Mémoires secrets sur les Règnes de Louis XIV et de Louis XV. Par feu M. Duclos, de l'Académie française, Historiographe de France. Deux volumes in-8°.

On ne saurait douter de l'authenticité de cet ouvrage ; il tient un milieu fort intéressant entre le genre des Mémoires particuliers et celui d'une Histoire générale. Quand feu M. Duclos fit paraître son Histoire de Louis XI, on dit que l'auteur y laissait trop apercevoir que tout ce qu'il apprenait à ses lecteurs, lui-même ne l'avait appris

que

de la veille. On trouvera dans ces nouveaux Mémoires ce qu'il sut pour ainsi dire toute sa vie, ce qu'il sut mieux que personne; très-répandu dans la société, M. Duclos a connu personnellement la plupart des personnages qu'il a entrepris de peindre à la postérité. Le morceau le plus neuf et le plus curieux est celui qui termine le second volume, c'est l'histoire des causes secrètes de la guerre de 1756.

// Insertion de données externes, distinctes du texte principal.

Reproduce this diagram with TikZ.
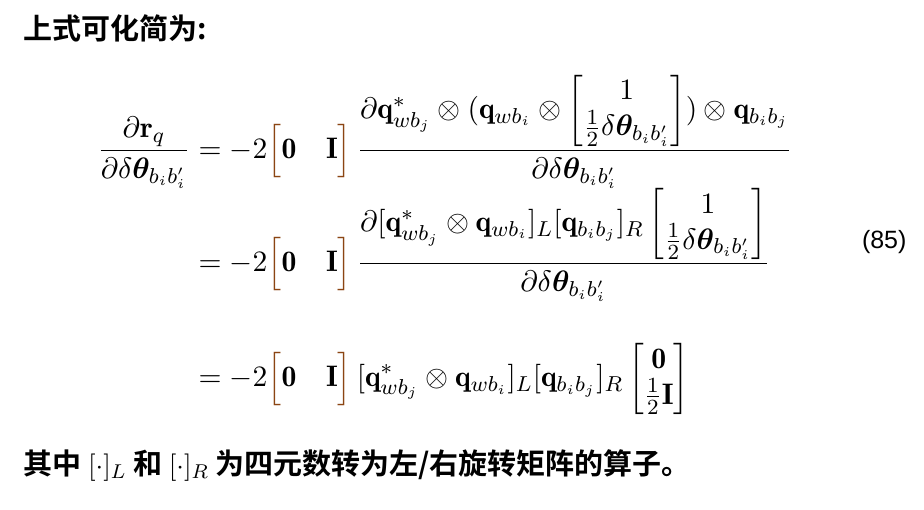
\documentclass[tikz,border=0pt]{standalone}
\usepackage{amsmath,amssymb,bm}
\usepackage{fontspec}
\newfontfamily\cjk{Noto Sans CJK SC}[BoldFont={Noto Sans CJK SC Bold}]
\newfontfamily\num{Liberation Sans}
\definecolor{brk}{HTML}{8B4513}
\newcommand{\OI}{\textcolor{brk}{\Big[}\mathbf{0}\quad\mathbf{I}\textcolor{brk}{\Big]}}
\begin{document}
\begin{tikzpicture}[x=1pt,y=1pt]
\useasboundingbox[fill=white] (0,0) rectangle (924,-510);
\node[anchor=west,font=\cjk\bfseries\fontsize{29}{34}\selectfont] (t) at (20,-28) {上式可化简为:};
\node[anchor=west,inner sep=0pt,font=\fontsize{11}{13}\selectfont,scale=2.7] (eq) at (97,-245) {$\begin{aligned}
\frac{\partial \mathbf{r}_q}{\partial \delta\bm{\theta}_{b_ib_i'}} &= -2\OI\,
\frac{\partial \mathbf{q}^*_{wb_j}\otimes(\mathbf{q}_{wb_i}\otimes\begin{bmatrix}1\\ \frac12\delta\bm{\theta}_{b_ib_i'}\end{bmatrix})\otimes\mathbf{q}_{b_ib_j}}{\partial\delta\bm{\theta}_{b_ib_i'}}\\[-4pt]
&= -2\OI\,
\frac{\partial[\mathbf{q}^*_{wb_j}\otimes\mathbf{q}_{wb_i}]_L[\mathbf{q}_{b_ib_j}]_R\begin{bmatrix}1\\ \frac12\delta\bm{\theta}_{b_ib_i'}\end{bmatrix}}{\partial\delta\bm{\theta}_{b_ib_i'}}\\[11.5pt]
&= -2\OI\,[\mathbf{q}^*_{wb_j}\otimes\mathbf{q}_{wb_i}]_L[\mathbf{q}_{b_ib_j}]_R\begin{bmatrix}\mathbf{0}\\ \frac12\mathbf{I}\end{bmatrix}
\end{aligned}$};
\node[anchor=east,font=\num\fontsize{25}{30}\selectfont] (n) at (910,-242) {(85)};
\node[anchor=west,font=\cjk\bfseries\fontsize{29}{34}\selectfont] (f) at (20,-465) {其中 {\fontsize{11}{13}\selectfont\scalebox{2.5}{$[\cdot]_L$}} 和 {\fontsize{11}{13}\selectfont\scalebox{2.5}{$[\cdot]_R$}} 为四元数转为左/右旋转矩阵的算子。};
\end{tikzpicture}
\end{document}
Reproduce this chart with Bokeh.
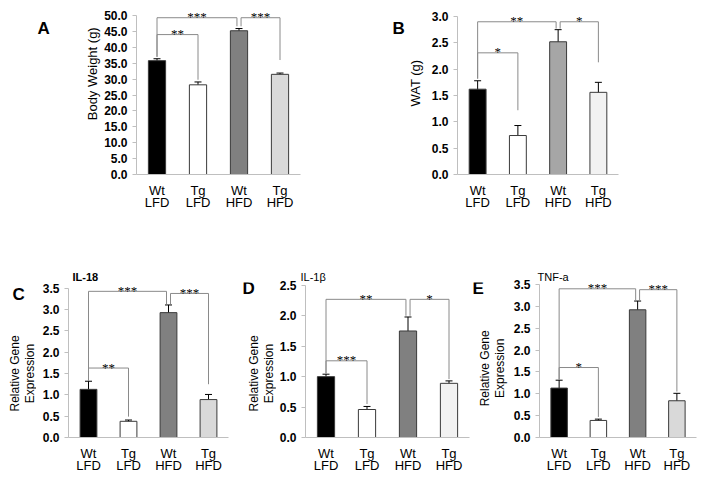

M. de Choiseul-Gouffier, notre Ambassadeur à Constantinople, vient d'envoyer à M. l'abbé Barthélemy un monument précieux; c'est une grande pierre trouvée près d'Athènes, sur laquelle est gravé le compte de la dépense faite du temps de Péricles pour les Théories, c'est à dire pour les Fêtes des Dieux. Les caractères sont assez bien conservés, et notre illustre Académicien ne tardera pas à nous en donner l'explication.